Blade Runner 2049, John Nelson, Gerd Nefzer, Paul Lambert and Richard R. Hoover

Guardians of the Galaxy Vol. 2, Christopher Townsend, Guy Williams, Jonathan Fawkner and Dan Sudick

Kong: Skull Island, Stephen Rosenbaum, Jeff White, Scott Benza and Mike Meinardus

Star Wars: The Last Jedi, Ben Morris, Mike Mulholland, Neal Scanlan and Chris Corbould

War for the Planet of the Apes, Joe Letteri, Daniel Barrett, Dan Lemmon and Joel Whist

 

Surprisingly, I rather enjoyed Kong: Skull Island, and that was mainly due to it’s VFX. So it would be hilarious to see that beat off the other nominees, but let’s face, it’s never going to happen. War for the Planet of the Apes is most likely the slight favourite, but I thought it was the worst of the trilogy so I’m not too keen to champion it. So that leaves me with…

Winner: Blade Runner 2049

 

Best Film Editing

Baby Driver, Paul Machliss and Jonathan Amos

Dunkirk, Lee Smith

I, Tonya, Tatiana S. Riegel

The Shape of Water, Sidney Wolinsky

Three Billboards Outside Ebbing, Missouri, Jon Gregory

 

Baby Driver and I, Tonya are the flashier, more obvious of the five. But obvious doesn’t always win you oscars in these categories. I would love Baby Driver to get something, but I have a sneaky feeling Nolan-Time is going to see this one through.

Winner: Dunkirk

 

Best Production Design

Beauty and the Beast – Production Design: Sarah Greenwood; Set Decoration: Katie Spencer

Blade Runner 2049 – Production Design: Dennis Gassner; Set Decoration: Alessandra Querzola

Darkest Hour – Production Design: Sarah Greenwood; Set Decoration: Katie Spencer

Dunkirk – Production Design: Nathan Crowley; Set Decoration: Gary Fettis

The Shape of Water – Production Design: Paul Denham Austerberry; Set Decoration: Shane Vieau and Jeff Melvin

 

Winner: The Shape of Water

 

Best Foreign Language Film

A Fantastic Woman (Chile)

The Insult (Lebanon)

Loveless (Russia)

On Body and Soul (Hungary)

The Square (Sweden)

 

Here would have been the moment to make myself look extremely intellectual, but alas, I haven’t seen a single one of the foreign film nominees.

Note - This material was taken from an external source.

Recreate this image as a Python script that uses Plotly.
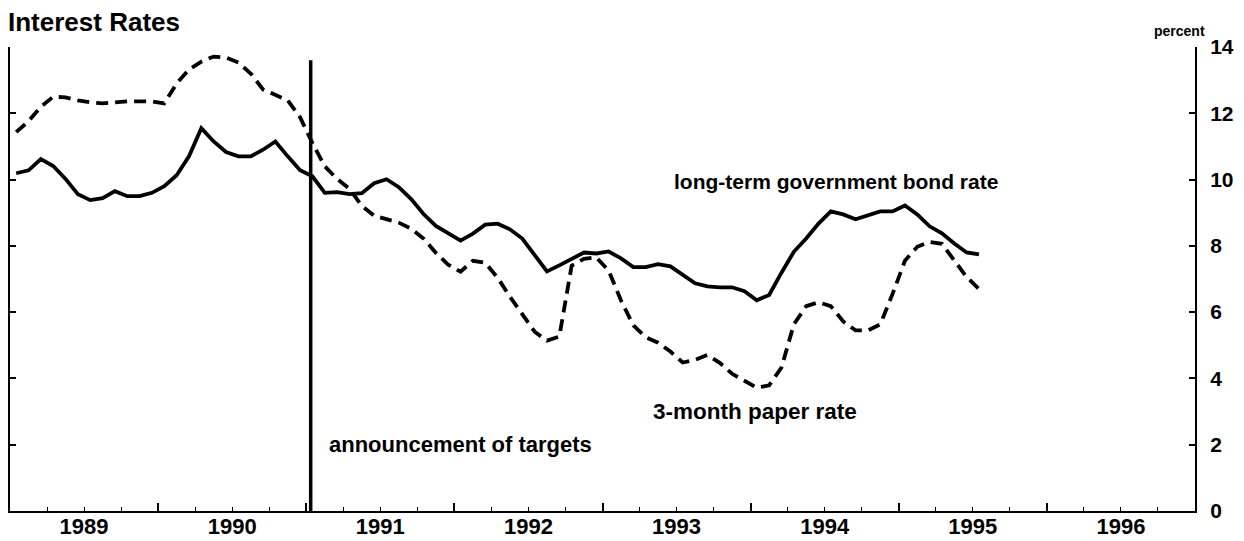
import plotly.graph_objects as go

# ---------------- data ----------------
start_year = 1989
years = [1989, 1990, 1991, 1992, 1993, 1994, 1995, 1996]
year_labels = ["1989", "1990", "1991", "1992", "1993", "1994", "1995", "1996"]
y_ticks = [2, 4, 6, 8, 10, 12, 14]
y_tick_labels = ["2", "4", "6", "8", "10", "12", "14"]

# monthly, Jan 1989 - Jul 1995
bond_rate = [
    10.19, 10.28, 10.62, 10.41, 10.02, 9.56, 9.38, 9.44, 9.65, 9.50, 9.50, 9.60,
    9.80, 10.13, 10.70, 11.55, 11.15, 10.83, 10.70, 10.70, 10.90, 11.15, 10.70, 10.28,
    10.10, 9.60, 9.62, 9.56, 9.59, 9.89, 10.01, 9.77, 9.41, 8.96, 8.60, 8.39,
    8.16, 8.37, 8.64, 8.67, 8.50, 8.22, 7.71, 7.23, 7.41, 7.62, 7.80, 7.77,
    7.83, 7.62, 7.36, 7.36, 7.45, 7.38, 7.11, 6.87, 6.78, 6.75, 6.75, 6.63,
    6.36, 6.52, 7.19, 7.82, 8.22, 8.67, 9.04, 8.95, 8.80, 8.92, 9.04, 9.04,
    9.22, 8.95, 8.59, 8.38, 8.07, 7.80, 7.74,
]
paper_rate = [
    11.43, 11.76, 12.20, 12.50, 12.48, 12.39, 12.33, 12.30, 12.33, 12.36, 12.36, 12.36,
    12.30, 12.90, 13.32, 13.56, 13.71, 13.68, 13.53, 13.20, 12.72, 12.54, 12.39, 11.88,
    11.10, 10.40, 10.02, 9.72, 9.21, 8.91, 8.79, 8.70, 8.52, 8.22, 7.79, 7.43,
    7.22, 7.55, 7.49, 7.04, 6.47, 5.95, 5.41, 5.14, 5.26, 7.40, 7.61, 7.65,
    7.25, 6.35, 5.60, 5.24, 5.08, 4.81, 4.48, 4.56, 4.71, 4.47, 4.14, 3.93,
    3.72, 3.79, 4.33, 5.63, 6.18, 6.30, 6.18, 5.72, 5.45, 5.45, 5.63, 6.55,
    7.55, 7.97, 8.12, 8.06, 7.55, 7.06, 6.70,
]
announcement_date = 1991.03
announcement_top = 13.6

# month midpoints in decimal years
bond_x = [start_year + (i + 0.5) / 12 for i in range(len(bond_rate))]
paper_x = [start_year + (i + 0.5) / 12 for i in range(len(paper_rate))]

FONT = "Liberation Sans, Arial, Helvetica, sans-serif"
x_range = [years[0], years[-1] + 1]
y_range = [0, 14]

fig = go.Figure()
fig.add_trace(go.Scatter(
    x=bond_x, y=bond_rate, mode="lines", name="long-term government bond rate",
    line=dict(color="black", width=3.8), xaxis="x", yaxis="y"))
fig.add_trace(go.Scatter(
    x=paper_x, y=paper_rate, mode="lines", name="3-month paper rate",
    line=dict(color="black", width=3.8, dash="12px,7px"), xaxis="x", yaxis="y"))
fig.add_trace(go.Scatter(
    x=[announcement_date, announcement_date], y=[0, announcement_top], mode="lines",
    name="announcement", line=dict(color="black", width=3.5), xaxis="x2", yaxis="y2"))

# the page body adds an 8px offset, so the figure is 8px smaller and margins shifted
fig.update_layout(
    template="none",
    width=1236, height=533,
    margin=dict(l=2, r=49, t=39, b=30, autoexpand=False),
    paper_bgcolor="white", plot_bgcolor="white",
    showlegend=False,
    font=dict(family=FONT, color="black"),
    xaxis=dict(
        range=x_range, tickvals=years[1:], ticks="inside", ticklen=8, tickwidth=1.5,
        tickcolor="black", showticklabels=False,
        minor=dict(tick0=years[0], dtick=0.25, ticks="inside", ticklen=4,
                   tickwidth=1.2, tickcolor="black", showgrid=False),
        showline=True, linewidth=2, linecolor="black", automargin=False,
        showgrid=False, zeroline=False, anchor="y", fixedrange=True),
    xaxis2=dict(
        range=x_range, overlaying="x", side="bottom", anchor="y",
        tickvals=[y + 0.5 for y in years], ticktext=year_labels, ticks="",
        tickfont=dict(size=22, weight="bold", family=FONT), automargin=False,
        showline=False, showgrid=False, zeroline=False),
    yaxis=dict(
        range=y_range, side="right", tickvals=[0] + y_ticks, ticktext=["0"] + y_tick_labels,
        ticks="inside", ticklen=6, tickwidth=1.5, tickcolor="black",
        ticklabelstandoff=9, automargin=False,
        tickfont=dict(size=21, weight="bold", family=FONT),
        showline=True, linewidth=2, linecolor="black",
        showgrid=False, zeroline=False, anchor="x"),
    yaxis2=dict(
        range=y_range, overlaying="y", side="left", anchor="x", automargin=False,
        tickvals=y_ticks, ticks="inside", ticklen=6, tickwidth=1.5, tickcolor="black",
        showticklabels=False, showline=True, linewidth=2, linecolor="black",
        showgrid=False, zeroline=False),
)

fig.add_annotation(
    text="Interest Rates", xref="paper", yref="paper", x=-0.003, y=1.054,
    xanchor="left", yanchor="middle", showarrow=False,
    font=dict(size=26, weight="bold", family=FONT))
fig.add_annotation(
    text="percent", xref="paper", yref="paper", x=0.987, y=1.034,
    xanchor="center", yanchor="middle", showarrow=False,
    font=dict(size=14, weight="bold", family=FONT))
fig.add_annotation(
    text="long-term government bond rate", xref="x", yref="y", x=1993.47, y=9.94,
    xanchor="left", yanchor="middle", showarrow=False,
    font=dict(size=21, weight="bold", family=FONT))
fig.add_annotation(
    text="3-month paper rate", xref="x", yref="y", x=1993.33, y=3.0,
    xanchor="left", yanchor="middle", showarrow=False,
    font=dict(size=22.5, weight="bold", family=FONT))
fig.add_annotation(
    text="announcement of targets", xref="x", yref="y", x=1991.14, y=2.0,
    xanchor="left", yanchor="middle", showarrow=False,
    font=dict(size=22, weight="bold", family=FONT))

fig.write_html("out.html")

In the Fade won at the Golden Globes, but I’ve only heard good things about The Square. So I’m going to go with that and hope it wins so I can say I knew what I was talking about all along.

Winner: The Square

 

And while I like to think I generally know what I’m talking about when it comes to movies, it’s worth pointing out that the top four movies in my “Best Films of 2017” only got one Oscar nomination between them. So I’d hold off on using this article for your oscar betting spread.

 

However, while this demonstrates that my tastes can sometimes veer away from the mainstream, I have no problem with that at all as the rest of my list had close to 30 nominations between them. And I still stand by the fact that mother! was one of the best films of the year. It just happened to be one of the most polarising. I don’t know a single person that thought it was just, “okay.” You either loved it or hated it. Same goes for The Killing of a Sacred Deer. The Lobster didn’t receive much recognition from the Academy, so it should come as no surprise that Yorgos lanthimos’ follow up didn’t fare any better.

 

And while it may be frustrating to know that your tastes aren’t in line with the biggest film ceremony in the world, we must remember that at the end of the day, the Oscars are essentially a bunch of people from one industry patting themselves on the back, telling each other how great they are. Film is subjective, and these awards shows are no different to something like The Odor-Eaters Rotten Sneaker Awards (yes, this is a real thing. Last year’s winner was 12-year old, Connor, from Eagle River, AK…) they just have a bigger following and a lot more emphasis placed on their outcome. Mainly for financial gain for all involved. But again, film is subjective. There is no right or wrong answer. So if your favourite in each category doesn’t win, it doesn’t mean you opinion isn’t as valid as the Academy’s. Remember Adrian Brody? What’s he up to now? Remember when Crash beat out Brokeback Mountain? When was the last time you watched Crash? I can’t remember. But do you know what? I’ll be watching mother! again next week and I suggest you do too. Unless you hate weird films that are allegories of the bible and eat children alive. Then yeah, in that case, I’d give mother! a miss.

 

This year’s Oscars will be broadcast  on ABC, March 4th at 6:30pm.